I LIKE PINK

kusuka dengan sebuah perubahan

Selasa, 24 Mei 2016

Galau lagi,,galau lagi

Kali ini saya mau sedikit cerita,,ehh mungkin agak panjang atau mungkin juga cukup panjang
Maklum,,efek galau berkepanjangan.

Ada baiknya mungkin diawali dulu dengan sejarah hidup saya.

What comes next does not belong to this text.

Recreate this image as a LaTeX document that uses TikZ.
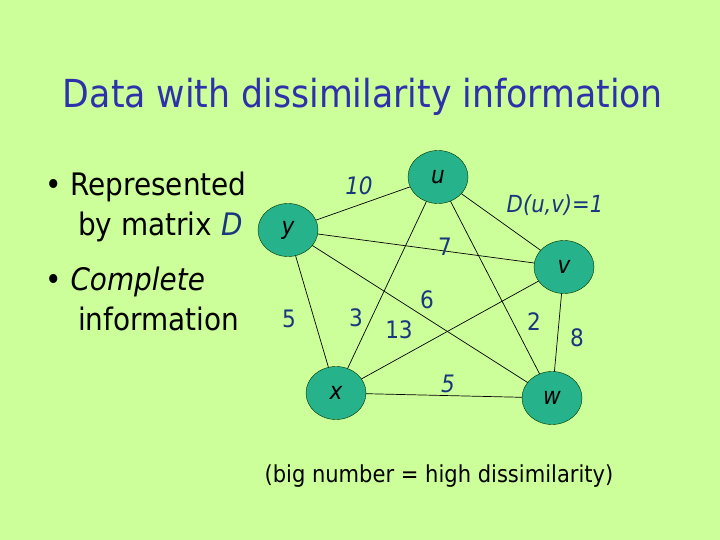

Saya dibesarkan dalam keluarga yang harmonis, demokratis, bahagia (meski sering mendapat cobaan) dan juga disiplin, terutama oleh didikan bapak. Bapak saya orang yang humoris dan sangat baik,  tapi kalau masalah disiplin dan akademik dia termasuk orang yang sangat tegas. Sejak kecil saya terbiasa dengan didikan beliau yang selalu harus on time dalam segala hal, mulai dari bangun pagi, ke sekolah, tidur siang, sampai setelah maghrib dan makan malam tv harus dimatikan dan saya harus belajar serta mengerjakan tugas dari sekolah. Bahkan beliau sangat disiplin dengan tulisan saya di buku tulis, harus rapi dan tidak banyak coretan (di sini ceritanya cuma saya, karena adek ku Eki masih kecil). Jam 10 malam harus tidur. Tapi bukan berarti dia orang yang otoriter, yang membuat anak-anaknya jadi takut dengannya. Di hari libur saya diberi kebebasan nonton kartun dan menyewa komik,,yaa sejak kecil saya sudah diajarkan untuk cinta membaca.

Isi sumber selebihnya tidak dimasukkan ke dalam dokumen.